Four Alaska communities report incidents of viral meningitis

Posted: Sunday, October 19, 2003

ANCHORAGE - Cases of viral meningitis have been reported in four Alaska communities, state health officials said.

Four cases occurred in Fort Yukon, two in North Pole, two in Fairbanks and one in Eagle River.

Meningitis is inflammation of the brain and the spinal cord covering, and can be caused by viruses or bacteria.

Since the end of August, nine Alaskans have been hospitalized with symptoms of fever, moderate to severe headache, and a stiff neck. All were children between 2 months and 14 years of age, according to a bulletin issued last week by the state Section of Epidemiology.

The bulletin also pointed out that the viruses causing meningitis often were the same within a community, but different when comparing one community to another.

Dr. Marc Chimonas, with the Section of Epidemiology, said health officials have been hearing false reports that the cases were bacterial.

The bacterial form is much more deadly than the viral form and requires treatment with antibiotics. The viral form has no specific treatment, but hospitalization may be needed to administer intravenous fluid replacement and pain control.

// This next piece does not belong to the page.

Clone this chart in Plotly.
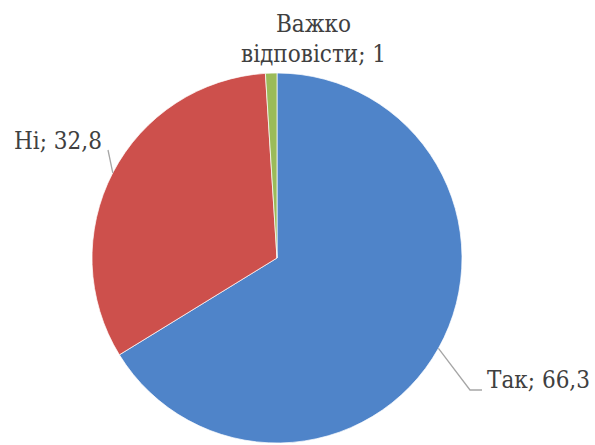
import math
import plotly.graph_objects as go

labels = ["Так", "Ні", "Важко відповісти"]
values = [66.3, 32.8, 1]
label_texts = ["Так; 66,3", "Ні; 32,8", "Важко", "відповісти; 1"]
colors = ["#4F84C9", "#CD504C", "#9BBB59"]

W, H = 595, 445
CX, CY, R = 277, 258, 185  # pie centre/radius in pixels


def px(x):
    return x / W


def py(y):
    return 1 - y / H


fig = go.Figure(go.Pie(
    labels=labels,
    values=values,
    sort=False,
    direction="clockwise",
    rotation=0,
    textinfo="none",
    hoverinfo="label+value",
    marker=dict(colors=colors, line=dict(color="rgba(255,255,255,0.7)", width=1)),
    domain=dict(x=[px(CX - R), px(CX + R)], y=[py(CY + R), py(CY - R)]),
    showlegend=False,
))

# mid-angle edge points computed from the data
total = sum(values)
cum = 0
edge = []
for v in values:
    mid = (cum + v / 2) / total * 2 * math.pi
    edge.append((CX + R * math.sin(mid), CY - R * math.cos(mid)))
    cum += v

font = dict(family="DejaVu Serif Condensed, DejaVu Serif", size=24, color="#404040")
ann = []
ann.append(dict(x=px(592), y=py(380), xref="paper", yref="paper", text=label_texts[0],
                showarrow=False, xanchor="right", yanchor="middle", font=font))
ann.append(dict(x=px(12), y=py(141), xref="paper", yref="paper", text=label_texts[1],
                showarrow=False, xanchor="left", yanchor="middle", font=font))
ann.append(dict(x=px(313), y=py(24), xref="paper", yref="paper", text=label_texts[2],
                showarrow=False, xanchor="center", yanchor="middle", font=font))
ann.append(dict(x=px(313), y=py(54), xref="paper", yref="paper", text=label_texts[3],
                showarrow=False, xanchor="center", yanchor="middle", font=font))

line = dict(color="#A6A6A6", width=1.3)
shapes = []
ex, ey = edge[0]
shapes.append(dict(type="path", xref="paper", yref="paper",
                   path=f"M {px(ex)},{py(ey)} L {px(470)},{py(390)} L {px(482)},{py(390)}",
                   line=line))
ex, ey = edge[1]
shapes.append(dict(type="path", xref="paper", yref="paper",
                   path=f"M {px(ex)},{py(ey)} L {px(108)},{py(150)}",
                   line=line))

fig.update_layout(
    width=W, height=H,
    margin=dict(l=0, r=0, t=0, b=0),
    paper_bgcolor="white",
    plot_bgcolor="white",
    annotations=ann,
    shapes=shapes,
)

fig.write_html("out.html")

Reports of viral meningitis are typical in Alaska this time of year, Chimonas said. In fall 2001, the state reported a viral meningitis outbreak involving 76 people, many of whom attended a camp in the Prince William Sound area.

In the latest cases, all of the children have recovered and can return to school, Chimonas said. There's no need to isolate a child with the illness, he said, because anyone has the potential of carrying viruses that cause viral meningitis.

Viruses can spread through contact with respiratory secretions, like saliva or nasal discharge, as well as feces. To prevent further spread, people should thoroughly wash their hands and disinfect objects that could be infected.